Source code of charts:
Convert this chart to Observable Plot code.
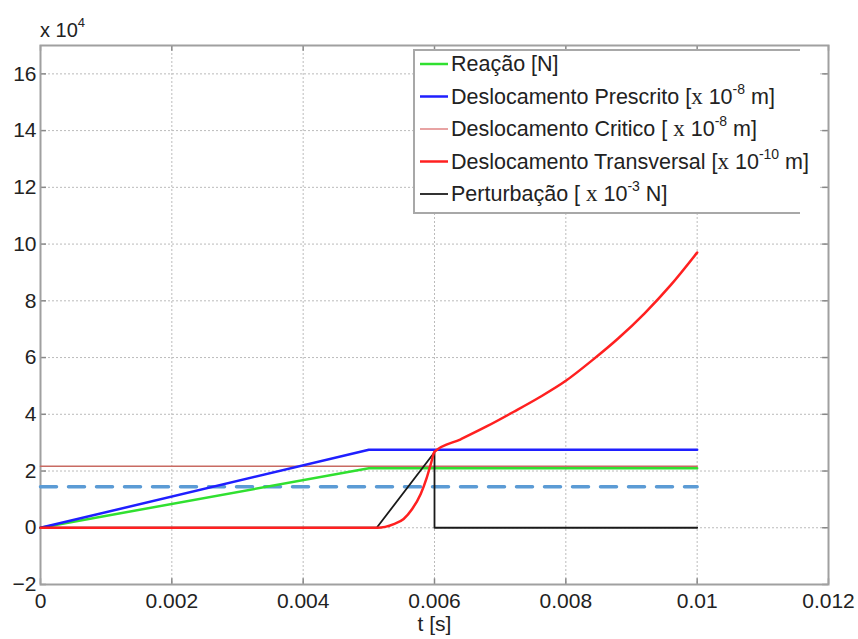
<!DOCTYPE html>
<html><head><meta charset="utf-8">
<script src="https://cdn.jsdelivr.net/npm/d3@7"></script>
<script src="https://cdn.jsdelivr.net/npm/@observablehq/plot@0.6"></script>
<style>
body{margin:0;background:#fff;}
#chart{width:858px;height:639px;}
</style></head><body><div id="chart"></div>
<script>
// ---- data ----
const xTicks = [0, 0.002, 0.004, 0.006, 0.008, 0.01, 0.012];
const xTickLabels = ["0", "0.002", "0.004", "0.006", "0.008", "0.01", "0.012"];
const yTicks = [-2, 0, 2, 4, 6, 8, 10, 12, 14, 16];

const tRamp = [0, 0.005, 0.01];
const reacao = [0, 2.1, 2.1];
const prescrito = [0, 2.75, 2.75];

const tFlat = [0, 0.01];
const critico = [2.17, 2.17];
const tracejado = [1.45, 1.45];

const tTransv = [0, 0.0025, 0.00513, 0.00538, 0.00553, 0.00566, 0.00579, 0.00588, 0.00595, 0.006, 0.0064, 0.0068, 0.0072, 0.0076, 0.008, 0.0084, 0.0088, 0.0092, 0.0096, 0.01];
const transversal = [0, 0, 0, 0.13, 0.31, 0.66, 1.19, 1.75, 2.3, 2.68, 3.12, 3.58, 4.08, 4.6, 5.18, 5.9, 6.68, 7.56, 8.56, 9.7];

const tPert = [0, 0.00512, 0.006, 0.006, 0.01];
const perturbacao = [0, 0, 2.66, 0, 0];

const legendNames = ["Reação [N]", "Deslocamento Prescrito [", "Deslocamento Critico [ ", "Deslocamento Transversal [", "Perturbação [ "];
const legendExp = [null, "-8", "-8", "-10", "-3"];
const legendUnit = [null, " m]", " m]", " m]", " N]"];
const legendColors = ["#30e030", "#1f1fff", "#e08585", "#ff2020", "#333333"];
const legendWidths = [2.5, 2.5, 1.5, 2.5, 2];

const zip = (xs, ys) => xs.map((x, i) => ({x, y: ys[i]}));

const plot = Plot.plot({
  width: 858,
  height: 639,
  marginLeft: 40,
  marginRight: 30,
  marginTop: 45,
  marginBottom: 55,
  style: {fontFamily: "'Liberation Sans', Arial, sans-serif", fontSize: "21px", color: "#222", background: "#fff"},
  x: {domain: [0, 0.012]},
  y: {domain: [-2, 17]},
  marks: [
    Plot.gridX(xTicks, {stroke: "#bbb", strokeOpacity: 1, strokeDasharray: "2,2"}),
    Plot.gridY(yTicks, {stroke: "#bbb", strokeOpacity: 1, strokeDasharray: "2,2"}),
    // inward tick marks on all four sides
    Plot.ruleX(xTicks, {y1: -2, y2: -1.8, stroke: "#888", strokeWidth: 1.5}),
    Plot.ruleX(xTicks, {y1: 17, y2: 16.8, stroke: "#888", strokeWidth: 1.5}),
    Plot.ruleY(yTicks, {x1: 0, x2: 0.00009, stroke: "#888", strokeWidth: 1.5}),
    Plot.ruleY(yTicks, {x1: 0.012, x2: 0.01191, stroke: "#888", strokeWidth: 1.5}),
    Plot.axisX(xTicks, {anchor: "bottom", tickSize: 0, tickPadding: 9, tickFormat: (d, i) => xTickLabels[i], label: null, fontSize: 21}),
    Plot.axisY(yTicks, {anchor: "left", tickSize: 0, tickPadding: 4, label: null, fontSize: 21}),
    Plot.frame({stroke: "#a0a0a0", strokeWidth: 2}),
    Plot.line(zip(tFlat, tracejado), {x: "x", y: "y", stroke: "#5b9bd5", strokeWidth: 3.5, strokeDasharray: "16,12"}),
    Plot.line(zip(tRamp, reacao), {x: "x", y: "y", stroke: legendColors[0], strokeWidth: 2.5}),
    Plot.line(zip(tFlat, critico), {x: "x", y: "y", stroke: "#c86a62", strokeWidth: 1.6}),
    Plot.line(zip(tRamp, prescrito), {x: "x", y: "y", stroke: legendColors[1], strokeWidth: 2.5}),
    Plot.line(zip(tPert, perturbacao), {x: "x", y: "y", stroke: "#1a1a1a", strokeWidth: 1.8}),
    Plot.line(zip(tTransv, transversal), {x: "x", y: "y", stroke: legendColors[3], strokeWidth: 2.5, curve: "monotone-x"}),
    Plot.text(["t [s]"], {frameAnchor: "bottom", dy: 46, fontSize: 21, fill: "#222"})
  ]
});
document.getElementById("chart").appendChild(plot);

// ---- annotations: exponent label and legend ----
const svg = d3.select(plot);
const ex = svg.append("text").attr("x", 40).attr("y", 37).attr("fill", "#222").attr("font-size", 20).attr("text-anchor", "start");
ex.append("tspan").text("x 10");
ex.append("tspan").attr("font-size", 13).attr("dy", -10).text("4");

const lg = svg.append("g").attr("text-anchor", "start");
lg.append("rect").attr("x", 414).attr("y", 50).attr("width", 404).attr("height", 163).attr("fill", "#fff");
lg.append("path").attr("d", "M800,50H414V213H800").attr("fill", "none").attr("stroke", "#a8a8a8").attr("stroke-width", 2);
legendNames.forEach((name, i) => {
  const y = 64 + i * 32.5;
  lg.append("line").attr("x1", 420).attr("x2", 448).attr("y1", y).attr("y2", y)
    .attr("stroke", legendColors[i]).attr("stroke-width", legendWidths[i]);
  const t = lg.append("text").attr("x", 451).attr("y", y + 7).attr("font-size", 21.5).attr("fill", "#222").attr("text-anchor", "start");
  t.append("tspan").text(name);
  if (legendExp[i]) {
    t.append("tspan").attr("font-family", "'Liberation Serif', serif").attr("font-size", 23).text("x");
    t.append("tspan").text(" 10");
    t.append("tspan").attr("font-size", 14).attr("dy", -10).text(legendExp[i]);
    t.append("tspan").attr("dy", 10).text(legendUnit[i]);
  }
});
</script>
</body></html>
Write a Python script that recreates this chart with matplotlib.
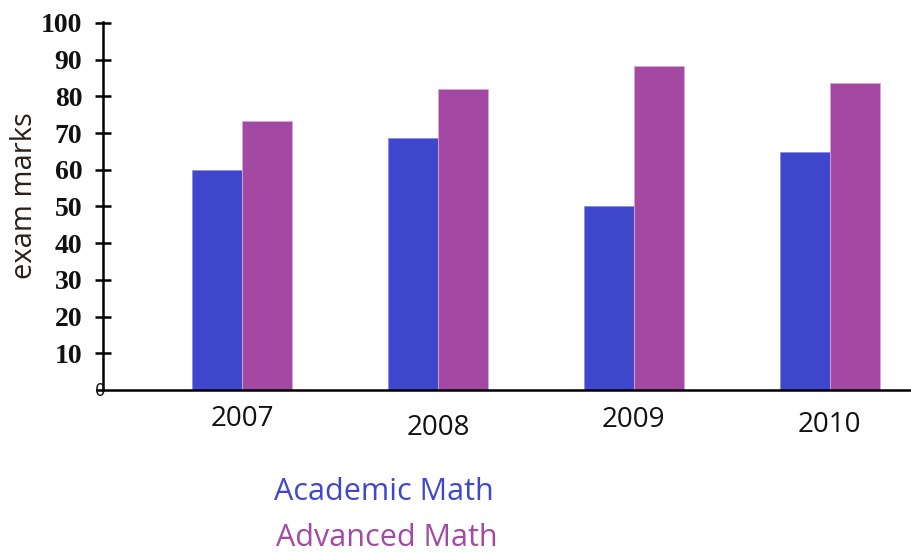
import matplotlib
matplotlib.use("Agg")
import matplotlib.pyplot as plt
import numpy as np

years = ["2007", "2008", "2009", "2010"]
academic = [60, 68.7, 50, 64.7]
advanced = [73.4, 82, 88.3, 83.5]
yticks = [10, 20, 30, 40, 50, 60, 70, 80, 90, 100]
series_names = ["Academic Math", "Advanced Math"]

c_blue = "#3F48CC"
c_purple = "#A349A4"

fig = plt.figure(figsize=(9.12, 5.52), dpi=100)
ax = fig.add_axes([0.113, 0.2935, 0.887, 0.667])

x = np.arange(len(years))
w = 0.255
ax.bar(x - w / 2, academic, width=w, color=c_blue, edgecolor="#8a8fe0", linewidth=0.6)
ax.bar(x + w / 2, advanced, width=w, color=c_purple, edgecolor="#d9a6da", linewidth=0.6)

ax.set_xlim(-0.71, 3.42)
ax.set_ylim(0, 100.3)

for s in ["top", "right"]:
    ax.spines[s].set_visible(False)
ax.spines["left"].set_linewidth(1.8)
ax.spines["bottom"].set_linewidth(1.8)
ax.spines["bottom"].set_bounds(-0.71 - 0.03, 3.42)

ax.set_yticks(yticks)
ax.set_yticklabels([str(v) for v in yticks], fontfamily="Liberation Serif",
                   fontweight="bold", fontsize=20, color="#111111")
ax.tick_params(axis="y", direction="inout", length=12, width=1.8, pad=9)
ax.set_xticks([])

# origin label
ax.text(-0.71 - 0.016, -0.3, "0", transform=ax.transData, ha="center", va="center",
        fontfamily="DejaVu Sans", fontsize=12, color="#111111", clip_on=False)

# year labels at slightly varying heights as in the reference
label_y = [-8.0, -10.3, -8.3, -9.6]
for xi, yr, ly in zip(x, years, label_y):
    ax.text(xi, ly, yr, ha="center", va="center", fontfamily="Open Sans",
            fontsize=20, color="#111111", clip_on=False)

fig.text(0.027, 0.645, "exam marks", rotation=90, ha="center", va="center",
         fontfamily="Open Sans", fontsize=21, color="#2a2018")

fig.text(0.3, 1 - 492 / 552, series_names[0], ha="left", va="center",
         fontfamily="Open Sans", fontsize=22, color=c_blue)
fig.text(0.303, 1 - 538 / 552, series_names[1], ha="left", va="center",
         fontfamily="Open Sans", fontsize=22, color=c_purple)

fig.savefig("out.png", dpi=100)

[OBJECTIVE]: In the listing above, find the line containing "Write a Python" and the line containing "ax.set_xticks([])", then output those two lines and everything between them exactly as written, without the images.

[RESULT FOR THIS EXERCISE]:
Write a Python script that recreates this chart with matplotlib.
import matplotlib
matplotlib.use("Agg")
import matplotlib.pyplot as plt
import numpy as np

years = ["2007", "2008", "2009", "2010"]
academic = [60, 68.7, 50, 64.7]
advanced = [73.4, 82, 88.3, 83.5]
yticks = [10, 20, 30, 40, 50, 60, 70, 80, 90, 100]
series_names = ["Academic Math", "Advanced Math"]

c_blue = "#3F48CC"
c_purple = "#A349A4"

fig = plt.figure(figsize=(9.12, 5.52), dpi=100)
ax = fig.add_axes([0.113, 0.2935, 0.887, 0.667])

x = np.arange(len(years))
w = 0.255
ax.bar(x - w / 2, academic, width=w, color=c_blue, edgecolor="#8a8fe0", linewidth=0.6)
ax.bar(x + w / 2, advanced, width=w, color=c_purple, edgecolor="#d9a6da", linewidth=0.6)

ax.set_xlim(-0.71, 3.42)
ax.set_ylim(0, 100.3)

for s in ["top", "right"]:
    ax.spines[s].set_visible(False)
ax.spines["left"].set_linewidth(1.8)
ax.spines["bottom"].set_linewidth(1.8)
ax.spines["bottom"].set_bounds(-0.71 - 0.03, 3.42)

ax.set_yticks(yticks)
ax.set_yticklabels([str(v) for v in yticks], fontfamily="Liberation Serif",
                   fontweight="bold", fontsize=20, color="#111111")
ax.tick_params(axis="y", direction="inout", length=12, width=1.8, pad=9)
ax.set_xticks([])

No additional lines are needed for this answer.